2024 saw swathes of jobs cuts amid concerns about universities going bankrupt. So is the sector now in a better position to weather the adverse financial climate? Are even worse storms ahead? Or will Labour undertake the systemic change that might see the sun shine again? Tom Williams reports

January 6, 2025
Montage of man being made redundant and protest about cuts with a silver lining in the clouds of a stormy sky. To illustrate financial troubles in the UK higher education sector, and whether the situation will improve in 2025.
Source: Getty Images/Alamy montage

The UK Labour Party’s 1997 election-winning anthem, D:Ream’s Things Can Only Get Better, enjoyed a brief reprisal last summer as the party swept back to power after 14 years in July’s general election.

But patience is already wearing thin with a government handed what’s been called a “loveless majority” in Parliament and that is widely seen to have been rather slow out of the blocks in terms of implementing the change promised in July.

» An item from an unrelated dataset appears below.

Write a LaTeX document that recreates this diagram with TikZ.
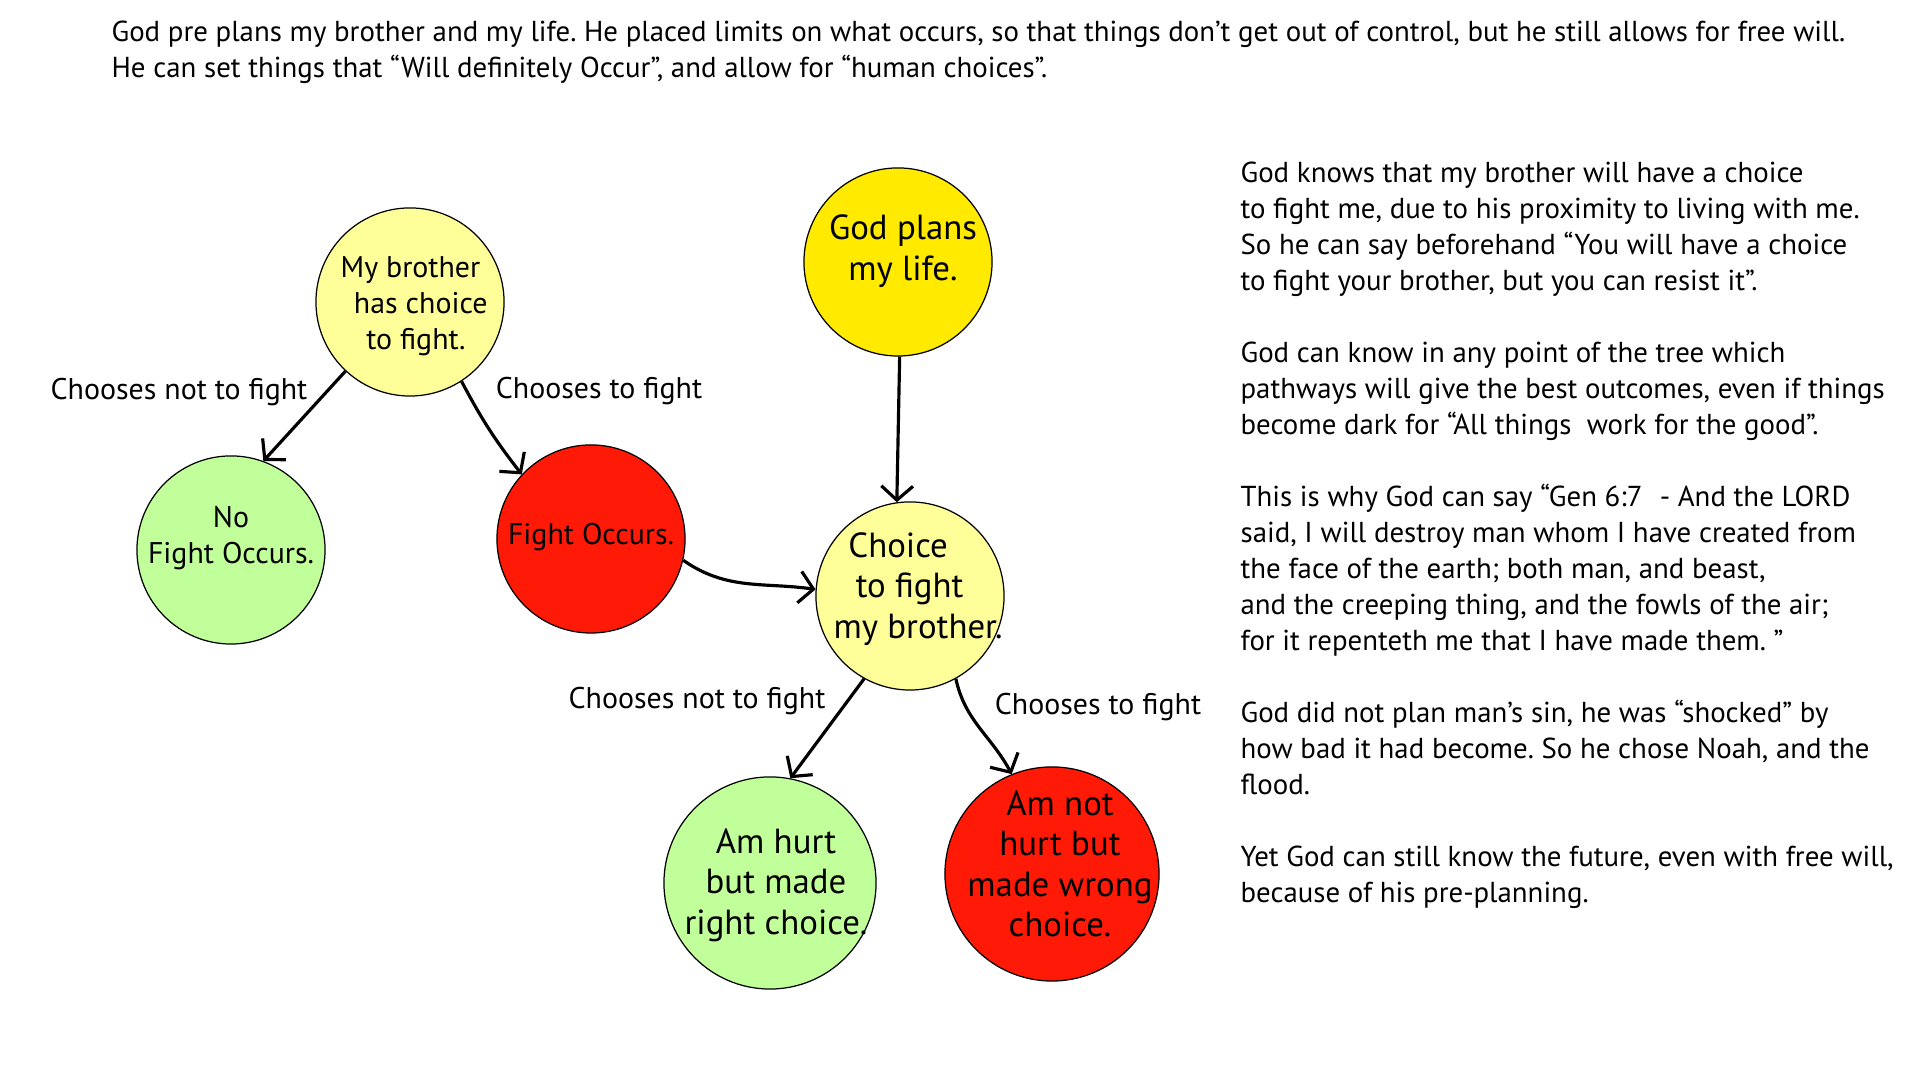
\documentclass[tikz,border=0pt]{standalone}
\usepackage{fontspec}
\setmainfont{PT Sans}
\usetikzlibrary{arrows.meta}
\frenchspacing

\definecolor{paleyellow}{RGB}{255,255,153}
\definecolor{godyellow}{RGB}{255,234,0}
\definecolor{palegreen}{RGB}{192,255,153}
\definecolor{fightred}{RGB}{255,26,8}
\newcommand{\smallfont}{\fontsize{8.5}{10.24}\selectfont}
\newcommand{\parafont}{\fontsize{8.2}{10.24}\selectfont}
\newcommand{\bigfont}{\fontsize{9.9}{11.5}\selectfont}

\begin{document}
\begin{tikzpicture}[x=0.01cm, y=0.01cm, line width=0.35pt,
  bubble/.style={circle, draw=black, line width=0.35pt, inner sep=0pt, minimum size=1.88cm},
  txt/.style={align=center, inner sep=0pt, font=\smallfont},
  arr/.style={-{Straight Barb[length=4pt, width=9pt]}, line width=0.9pt}]
  \useasboundingbox (0,0) rectangle (1920,1080);
  \fill[white] (0,0) rectangle (1920,1080);
  % 위 문단
  \node[anchor=north west, align=left, inner sep=0pt, font=\parafont] (intro) at (111,1060)
    {God pre plans my brother and my life. He placed limits on what occurs, so that things don’t get out of control, but he still allows for free will.\\
     He can set things that “Will definitely Occur”, and allow for “human choices”.};
  % 원
  \node[bubble, fill=paleyellow] (brother) at (410,778) {};
  \node[bubble, fill=godyellow] (god) at (898,818) {};
  \node[bubble, fill=palegreen] (nofight) at (231,530) {};
  \node[bubble, fill=fightred] (fight) at (591,541) {};
  \node[bubble, fill=paleyellow] (choice) at (910,484) {};
  \node[bubble, fill=palegreen, minimum size=2.12cm] (hurt) at (770,197) {};
  \node[bubble, fill=fightred, minimum size=2.14cm] (nothurt) at (1052,206) {};
  % 원 안 문자
  \node[txt, align=left, anchor=west] (brothertxt) at (340,774)
    {My brother\\\hspace{3.8pt}has choice\\\hspace{7.3pt}to fight.};
  \node[txt, font=\bigfont] (godtxt) at (903,829) {God plans\\my life.};
  \node[txt] (nofighttxt) at (231,542) {No\\Fight Occurs.};
  \node[txt] (fighttxt) at (591,543) {Fight Occurs.};
  \node[txt, font=\bigfont, align=left, anchor=west] (choicetxt) at (833,491)
    {\hspace{4.2pt}Choice\\\hspace{6.3pt}to fight\\my brother.};
  \node[txt, font=\bigfont] (hurttxt) at (776,195) {Am hurt\\but made\\right choice.};
  \node[txt, font=\bigfont] (nothurttxt) at (1060,216) {Am not\\hurt but\\made wrong\\choice.};
  % 화살표
  \draw[arr] (brother.-133) -- (nofight.70);
  \draw[arr] (brother.-57) to[bend right=5] (fight.137);
  \draw[arr] (god.-89) -- (choice.98);
  \draw[arr] (fight.-13) to[out=-35, in=172] (choice.176);
  \draw[arr] (choice.-119) -- (hurt.79);
  \draw[arr] (choice.-61) to[out=-78, in=118] (nothurt.112);
  % 갈래 문자
  \node[txt] (notfight1) at (179,688) {Chooses not to fight};
  \node[txt] (tofight1) at (599,689) {Chooses to fight};
  \node[txt] (notfight2) at (697,379) {Chooses not to fight};
  \node[txt] (tofight2) at (1098,373) {Chooses to fight};
  % 오른쪽 문단
  \node[anchor=north west, align=left, inner sep=0pt, font=\parafont] (notes) at (1240,919)
    {God knows that my brother will have a choice\\
     to fight me, due to his proximity to living with me.\\
     So he can say beforehand “You will have a choice\\
     to fight your brother, but you can resist it”.\\[10.24pt]
     God can know in any point of the tree which\\
     pathways will give the best outcomes, even if things\\
     become dark for “All things\ \ work for the good”.\\[10.24pt]
     This is why God can say “Gen 6:7\hspace{0.6em}- And the LORD\\
     said, I will destroy man whom I have created from\\
     the face of the earth; both man, and beast,\\
     and the creeping thing, and the fowls of the air;\\
     for it repenteth me that I have made them. ”\\[10.24pt]
     God did not plan man’s sin, he was “shocked” by\\
     how bad it had become. So he chose Noah, and the\\
     flood.\\[10.24pt]
     Yet God can still know the future, even with free will,\\
     because of his pre-planning.};
\end{tikzpicture}
\end{document}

For universities in particular, the change of Westminster government has failed to relieve the fear that things could still get worse, with a slew of job, course and departmental cuts prompted by ongoing fears of institutional bankruptcies. There is therefore a sense that after 2024’s annus horribilis, 2025 is a make-or-break year for UK university policy.

Vivienne Stern, chief executive of Universities UK, is on the side of the optimists. The government’s three-year spending review, which will shape much of the rest of its first term in office, is due in the spring, and Stern thinks it has the potential to be a “corner-turning moment for the sector”.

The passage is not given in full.